6 Zero Waste Investments That Are 100% Worth It
Is it hypocritical to promote the buying of new stuff on a zero waste blog? I hope not, because the following items were bought new (our could be bought new) and have proven to have such a great ROI that it would feel insincere to not share. And besides, while we usually try to make-do with what we already have, we are far from reaching the zero in zero waste. The key to making something sustainable is buying only what you truly need, taking care of it, and using it for as long as possible.
A coffee grinder
I actually didn’t buy this new, but I thought about buying one for a long time before my grandma gave me her old spice/bean grinder. I can now buy coffee beans in bulk without having to grind them at the store.

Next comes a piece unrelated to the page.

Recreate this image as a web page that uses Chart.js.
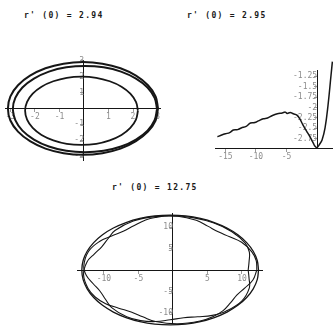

Whole beans last a lot longer than ground coffee, so I don’t rush through my coffee supply. And freshly-ground coffee tastes a lot better, so I’m less inclined to go out and buy coffee at a coffee shop.
A French press
The French press goes hand in hand with the coffee grinder for the PERFECT cup of zero waste coffee. With the French press, I almost look forward to the process of brewing the coffee just as much as taking that first delicious sip. The ritual is just SO satisfying. And easy! There’s no need for a disposable filter or a k-cup. Coffee beans can be found in bulk sections and used coffee grounds can be composted! I always carefully clean the press after each use to ensure it lasts for years to come. My recommendation? The Bodum Chambord.
A sewing machine
Ok, I didn’t buy this new either, but it still would’ve been worth it if I had. I have long been guilty of hoarding old clothes that I don’t wear anymore because I maintain the delusion that Buffalo Exchange will want to buy them next season. Of course, this isn’t so. Most of these clothes are remnants of my fast-fashion days, and they were designed to be prematurely unwanted. But thanks to my sewing machine, I’ve begun to chip away at my mountain of obsolete fashion, transforming it into a new mountain of upcycled produce bags, pillow cases, and bar soap pouches that I can give away to friends and family. I’m now working on a very pretty patchwork outboard engine cover that my husband loves.
A good bicycle
In Los Angeles, it’s not uncommon for biking to be faster than driving. I used to creak around the city on my badly rusted beach cruiser, but the level of physical exertion didn’t lend the enthusiasm to bike instead of drive. A few years ago, I invested in a really nice bicycle - a Surly Long Haul Trucker - with the intent of riding it through Central America. Although I abandoned the trip a few hundred miles down the Panamerican highway, I kept the bike. It’s such a fun, fast, and smooth ride I actually looked forward to my twenty mile round trip work commute. And there’s simply nothing better than cruising around all those stationary cars. My own car doesn’t get used much anymore, I spend hardly any money on gas, and I don’t waste any time in traffic.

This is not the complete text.